* Exercise aim
Every line holding the string "this" should be gathered.

══ Dataset content ══

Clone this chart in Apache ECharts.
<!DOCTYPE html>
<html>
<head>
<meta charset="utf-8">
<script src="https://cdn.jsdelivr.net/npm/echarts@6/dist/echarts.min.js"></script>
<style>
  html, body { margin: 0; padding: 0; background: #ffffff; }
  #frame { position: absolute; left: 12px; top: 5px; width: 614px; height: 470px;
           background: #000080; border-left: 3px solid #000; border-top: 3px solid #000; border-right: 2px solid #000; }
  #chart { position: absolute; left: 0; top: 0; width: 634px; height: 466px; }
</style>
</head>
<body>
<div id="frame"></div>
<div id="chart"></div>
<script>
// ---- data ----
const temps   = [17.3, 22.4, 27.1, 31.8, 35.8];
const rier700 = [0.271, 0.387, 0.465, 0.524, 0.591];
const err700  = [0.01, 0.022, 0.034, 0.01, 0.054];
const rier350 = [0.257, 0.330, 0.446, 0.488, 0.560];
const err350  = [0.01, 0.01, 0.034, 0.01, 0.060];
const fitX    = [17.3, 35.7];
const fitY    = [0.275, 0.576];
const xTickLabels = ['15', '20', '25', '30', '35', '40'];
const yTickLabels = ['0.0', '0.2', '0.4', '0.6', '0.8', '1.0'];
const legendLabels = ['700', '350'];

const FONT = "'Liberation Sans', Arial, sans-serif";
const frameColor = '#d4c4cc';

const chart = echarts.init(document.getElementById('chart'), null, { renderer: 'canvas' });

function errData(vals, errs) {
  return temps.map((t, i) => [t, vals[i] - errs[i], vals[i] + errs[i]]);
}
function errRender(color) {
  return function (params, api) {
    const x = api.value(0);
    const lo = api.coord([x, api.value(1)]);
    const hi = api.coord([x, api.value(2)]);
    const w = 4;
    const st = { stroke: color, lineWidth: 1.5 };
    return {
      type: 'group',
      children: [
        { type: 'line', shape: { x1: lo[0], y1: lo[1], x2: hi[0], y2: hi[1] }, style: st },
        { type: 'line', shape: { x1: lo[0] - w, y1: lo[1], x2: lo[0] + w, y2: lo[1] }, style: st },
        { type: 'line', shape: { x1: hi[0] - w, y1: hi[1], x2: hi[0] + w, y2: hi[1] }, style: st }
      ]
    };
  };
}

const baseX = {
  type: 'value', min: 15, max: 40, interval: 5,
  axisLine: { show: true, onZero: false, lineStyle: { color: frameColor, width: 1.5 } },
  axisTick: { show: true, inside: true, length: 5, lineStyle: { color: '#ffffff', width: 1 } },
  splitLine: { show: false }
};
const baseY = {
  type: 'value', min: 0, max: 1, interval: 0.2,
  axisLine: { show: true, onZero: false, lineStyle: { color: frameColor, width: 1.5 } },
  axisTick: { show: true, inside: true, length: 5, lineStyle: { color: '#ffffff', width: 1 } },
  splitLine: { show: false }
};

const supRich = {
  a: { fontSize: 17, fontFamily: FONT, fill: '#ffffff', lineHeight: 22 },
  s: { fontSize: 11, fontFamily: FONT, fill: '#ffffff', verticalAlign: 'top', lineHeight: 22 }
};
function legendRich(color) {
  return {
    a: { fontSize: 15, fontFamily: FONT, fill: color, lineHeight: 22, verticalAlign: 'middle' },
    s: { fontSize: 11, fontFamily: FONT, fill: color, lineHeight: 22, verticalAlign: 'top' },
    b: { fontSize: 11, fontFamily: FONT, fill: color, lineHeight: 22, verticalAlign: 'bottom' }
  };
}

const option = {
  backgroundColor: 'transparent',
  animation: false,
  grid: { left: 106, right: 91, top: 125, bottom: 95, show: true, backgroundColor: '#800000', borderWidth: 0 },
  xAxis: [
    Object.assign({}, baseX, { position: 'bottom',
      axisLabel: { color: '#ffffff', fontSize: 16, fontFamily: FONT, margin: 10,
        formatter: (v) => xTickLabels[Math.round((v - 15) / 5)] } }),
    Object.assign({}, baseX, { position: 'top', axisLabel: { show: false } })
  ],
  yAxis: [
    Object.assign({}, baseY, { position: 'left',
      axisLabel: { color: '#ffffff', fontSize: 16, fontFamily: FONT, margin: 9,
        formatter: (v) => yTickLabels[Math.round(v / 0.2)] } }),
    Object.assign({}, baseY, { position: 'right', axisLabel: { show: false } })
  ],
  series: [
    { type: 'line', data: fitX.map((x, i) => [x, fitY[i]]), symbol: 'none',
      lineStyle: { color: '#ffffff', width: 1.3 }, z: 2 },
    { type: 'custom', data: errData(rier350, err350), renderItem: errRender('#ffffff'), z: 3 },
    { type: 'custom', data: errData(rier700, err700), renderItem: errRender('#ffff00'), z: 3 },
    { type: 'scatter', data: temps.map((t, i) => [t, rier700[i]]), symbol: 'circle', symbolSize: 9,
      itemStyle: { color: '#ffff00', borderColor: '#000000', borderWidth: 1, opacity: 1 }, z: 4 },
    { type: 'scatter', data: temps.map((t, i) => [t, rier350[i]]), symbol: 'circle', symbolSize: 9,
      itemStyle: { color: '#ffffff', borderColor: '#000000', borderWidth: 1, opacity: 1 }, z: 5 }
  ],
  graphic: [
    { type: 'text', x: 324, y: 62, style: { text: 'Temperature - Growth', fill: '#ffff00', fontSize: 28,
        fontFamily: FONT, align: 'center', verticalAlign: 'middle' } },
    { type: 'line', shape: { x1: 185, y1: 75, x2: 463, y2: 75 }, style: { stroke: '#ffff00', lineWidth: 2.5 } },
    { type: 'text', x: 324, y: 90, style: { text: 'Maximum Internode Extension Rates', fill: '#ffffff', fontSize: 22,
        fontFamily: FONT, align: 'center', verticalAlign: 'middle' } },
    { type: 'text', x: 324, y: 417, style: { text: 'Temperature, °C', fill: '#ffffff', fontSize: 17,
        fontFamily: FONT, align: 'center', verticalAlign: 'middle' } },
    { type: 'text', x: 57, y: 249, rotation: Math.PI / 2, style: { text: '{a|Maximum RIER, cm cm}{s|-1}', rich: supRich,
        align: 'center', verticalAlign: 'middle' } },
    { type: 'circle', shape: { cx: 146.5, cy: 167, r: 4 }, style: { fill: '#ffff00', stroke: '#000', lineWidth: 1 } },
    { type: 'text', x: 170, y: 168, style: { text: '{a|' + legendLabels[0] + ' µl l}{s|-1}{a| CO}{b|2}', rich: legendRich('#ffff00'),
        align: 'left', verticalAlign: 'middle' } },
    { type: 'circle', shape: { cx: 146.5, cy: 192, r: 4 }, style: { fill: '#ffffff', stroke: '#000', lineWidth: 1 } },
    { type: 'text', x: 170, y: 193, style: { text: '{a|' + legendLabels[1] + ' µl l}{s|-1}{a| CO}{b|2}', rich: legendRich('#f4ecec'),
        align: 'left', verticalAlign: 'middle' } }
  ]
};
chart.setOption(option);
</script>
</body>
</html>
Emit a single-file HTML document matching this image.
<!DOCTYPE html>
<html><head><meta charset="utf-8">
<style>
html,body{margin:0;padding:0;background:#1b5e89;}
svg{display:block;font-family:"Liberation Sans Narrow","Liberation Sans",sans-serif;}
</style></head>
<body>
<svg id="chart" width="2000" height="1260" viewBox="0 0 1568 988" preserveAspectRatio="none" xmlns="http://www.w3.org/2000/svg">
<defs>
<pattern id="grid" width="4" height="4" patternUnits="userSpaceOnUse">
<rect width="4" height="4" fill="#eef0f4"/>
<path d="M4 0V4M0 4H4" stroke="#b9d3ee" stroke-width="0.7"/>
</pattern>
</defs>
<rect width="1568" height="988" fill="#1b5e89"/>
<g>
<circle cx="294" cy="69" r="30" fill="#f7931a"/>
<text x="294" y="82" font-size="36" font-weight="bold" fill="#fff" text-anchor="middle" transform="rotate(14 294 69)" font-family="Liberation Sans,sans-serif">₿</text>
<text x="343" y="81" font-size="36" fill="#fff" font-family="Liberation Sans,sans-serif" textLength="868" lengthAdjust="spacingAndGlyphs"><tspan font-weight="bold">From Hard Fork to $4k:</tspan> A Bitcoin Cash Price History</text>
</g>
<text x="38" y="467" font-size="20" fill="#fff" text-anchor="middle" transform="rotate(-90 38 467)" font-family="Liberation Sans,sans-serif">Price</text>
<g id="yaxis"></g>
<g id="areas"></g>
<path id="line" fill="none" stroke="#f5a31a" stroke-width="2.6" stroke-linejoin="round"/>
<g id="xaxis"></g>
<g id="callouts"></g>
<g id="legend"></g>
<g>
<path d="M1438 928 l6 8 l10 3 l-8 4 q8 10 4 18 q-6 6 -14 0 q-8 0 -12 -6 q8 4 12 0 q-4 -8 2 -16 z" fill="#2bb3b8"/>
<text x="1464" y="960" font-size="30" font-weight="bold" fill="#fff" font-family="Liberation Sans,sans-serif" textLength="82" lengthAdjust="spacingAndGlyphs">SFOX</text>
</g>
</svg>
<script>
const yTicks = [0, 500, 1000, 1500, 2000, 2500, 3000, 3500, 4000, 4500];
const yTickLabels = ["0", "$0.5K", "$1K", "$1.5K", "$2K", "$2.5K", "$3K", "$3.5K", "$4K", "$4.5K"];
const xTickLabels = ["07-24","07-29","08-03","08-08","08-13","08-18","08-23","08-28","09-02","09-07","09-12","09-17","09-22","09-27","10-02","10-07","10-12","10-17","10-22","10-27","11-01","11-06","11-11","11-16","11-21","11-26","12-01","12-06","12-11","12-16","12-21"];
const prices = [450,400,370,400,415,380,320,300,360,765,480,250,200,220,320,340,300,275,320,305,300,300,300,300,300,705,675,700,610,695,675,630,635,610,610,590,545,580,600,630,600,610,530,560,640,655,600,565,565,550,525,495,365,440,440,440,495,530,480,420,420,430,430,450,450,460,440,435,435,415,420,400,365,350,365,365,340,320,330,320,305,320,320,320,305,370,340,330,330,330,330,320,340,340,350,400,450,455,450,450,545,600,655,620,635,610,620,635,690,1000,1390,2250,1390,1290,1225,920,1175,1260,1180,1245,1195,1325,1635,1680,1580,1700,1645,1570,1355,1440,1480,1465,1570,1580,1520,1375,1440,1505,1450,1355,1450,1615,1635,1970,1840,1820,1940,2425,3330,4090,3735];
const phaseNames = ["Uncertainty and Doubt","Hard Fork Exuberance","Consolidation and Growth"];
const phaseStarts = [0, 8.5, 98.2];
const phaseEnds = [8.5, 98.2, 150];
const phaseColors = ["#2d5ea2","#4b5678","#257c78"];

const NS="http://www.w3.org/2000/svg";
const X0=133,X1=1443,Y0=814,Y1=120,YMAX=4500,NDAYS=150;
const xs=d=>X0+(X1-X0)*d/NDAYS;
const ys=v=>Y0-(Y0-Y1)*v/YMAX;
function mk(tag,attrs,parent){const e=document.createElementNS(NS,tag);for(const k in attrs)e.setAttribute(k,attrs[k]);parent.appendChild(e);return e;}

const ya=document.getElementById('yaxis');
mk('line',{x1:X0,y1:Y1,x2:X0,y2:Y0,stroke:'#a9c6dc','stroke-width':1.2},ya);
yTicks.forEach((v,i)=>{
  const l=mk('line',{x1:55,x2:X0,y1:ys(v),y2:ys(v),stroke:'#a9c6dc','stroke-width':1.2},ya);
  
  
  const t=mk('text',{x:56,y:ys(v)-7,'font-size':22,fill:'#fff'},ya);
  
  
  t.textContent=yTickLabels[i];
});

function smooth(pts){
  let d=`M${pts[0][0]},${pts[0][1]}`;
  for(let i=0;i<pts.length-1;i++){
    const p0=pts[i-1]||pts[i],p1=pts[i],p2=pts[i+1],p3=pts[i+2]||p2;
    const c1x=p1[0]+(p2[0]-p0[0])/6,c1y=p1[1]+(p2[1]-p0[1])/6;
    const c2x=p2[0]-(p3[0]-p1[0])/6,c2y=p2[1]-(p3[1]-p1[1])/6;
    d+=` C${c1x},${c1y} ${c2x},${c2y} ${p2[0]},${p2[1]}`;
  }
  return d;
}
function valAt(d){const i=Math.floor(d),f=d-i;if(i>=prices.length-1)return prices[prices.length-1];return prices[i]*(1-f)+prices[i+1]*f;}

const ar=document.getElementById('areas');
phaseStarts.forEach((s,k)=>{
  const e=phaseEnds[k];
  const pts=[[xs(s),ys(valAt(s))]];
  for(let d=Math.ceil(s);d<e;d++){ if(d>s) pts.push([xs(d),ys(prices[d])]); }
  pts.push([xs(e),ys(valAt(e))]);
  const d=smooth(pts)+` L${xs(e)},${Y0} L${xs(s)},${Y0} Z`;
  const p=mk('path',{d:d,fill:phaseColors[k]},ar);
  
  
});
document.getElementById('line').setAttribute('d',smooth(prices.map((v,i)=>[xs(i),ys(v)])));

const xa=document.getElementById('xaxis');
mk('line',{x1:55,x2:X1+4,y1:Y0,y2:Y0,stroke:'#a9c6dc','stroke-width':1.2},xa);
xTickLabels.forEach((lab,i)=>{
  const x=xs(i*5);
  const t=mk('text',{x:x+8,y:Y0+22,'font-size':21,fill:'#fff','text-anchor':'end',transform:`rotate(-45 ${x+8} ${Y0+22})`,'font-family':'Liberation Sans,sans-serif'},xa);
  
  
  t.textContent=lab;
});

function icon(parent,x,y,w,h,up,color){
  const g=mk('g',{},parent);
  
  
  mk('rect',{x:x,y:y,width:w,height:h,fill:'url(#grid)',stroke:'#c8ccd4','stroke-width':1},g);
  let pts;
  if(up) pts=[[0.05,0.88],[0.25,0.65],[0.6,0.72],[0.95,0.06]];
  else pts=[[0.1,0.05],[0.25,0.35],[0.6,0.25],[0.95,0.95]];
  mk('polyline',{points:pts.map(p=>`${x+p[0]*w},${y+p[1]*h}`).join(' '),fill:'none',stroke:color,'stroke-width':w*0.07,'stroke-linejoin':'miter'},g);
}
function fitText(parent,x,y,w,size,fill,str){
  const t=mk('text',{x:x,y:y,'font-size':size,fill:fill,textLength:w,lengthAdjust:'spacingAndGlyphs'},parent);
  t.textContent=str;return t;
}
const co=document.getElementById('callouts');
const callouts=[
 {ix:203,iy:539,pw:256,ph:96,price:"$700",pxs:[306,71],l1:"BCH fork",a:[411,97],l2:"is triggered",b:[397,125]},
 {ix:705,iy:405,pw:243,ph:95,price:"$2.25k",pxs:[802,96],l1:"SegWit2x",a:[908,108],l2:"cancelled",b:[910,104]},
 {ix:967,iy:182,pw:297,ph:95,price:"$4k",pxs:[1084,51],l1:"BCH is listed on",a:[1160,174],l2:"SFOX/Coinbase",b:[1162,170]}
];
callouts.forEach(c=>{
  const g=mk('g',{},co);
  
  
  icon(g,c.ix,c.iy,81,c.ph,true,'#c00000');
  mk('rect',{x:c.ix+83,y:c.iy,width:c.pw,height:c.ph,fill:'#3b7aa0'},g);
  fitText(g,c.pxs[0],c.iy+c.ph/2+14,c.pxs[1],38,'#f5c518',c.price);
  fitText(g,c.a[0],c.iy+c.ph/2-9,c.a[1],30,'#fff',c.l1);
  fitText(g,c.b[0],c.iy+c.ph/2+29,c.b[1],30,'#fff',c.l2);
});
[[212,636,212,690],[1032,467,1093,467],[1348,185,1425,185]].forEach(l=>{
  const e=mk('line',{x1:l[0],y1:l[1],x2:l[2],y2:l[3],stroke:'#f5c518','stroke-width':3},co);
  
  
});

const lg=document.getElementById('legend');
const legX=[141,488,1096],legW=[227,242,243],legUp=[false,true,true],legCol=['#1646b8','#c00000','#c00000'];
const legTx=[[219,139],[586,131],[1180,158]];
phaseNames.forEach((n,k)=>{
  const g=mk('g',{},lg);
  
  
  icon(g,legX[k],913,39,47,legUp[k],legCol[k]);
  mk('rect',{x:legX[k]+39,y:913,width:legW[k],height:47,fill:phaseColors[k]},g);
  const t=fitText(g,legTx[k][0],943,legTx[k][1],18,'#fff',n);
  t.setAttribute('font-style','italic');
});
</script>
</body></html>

═══

* Output of the task
Clone this chart in Apache ECharts.
Emit a single-file HTML document matching this image.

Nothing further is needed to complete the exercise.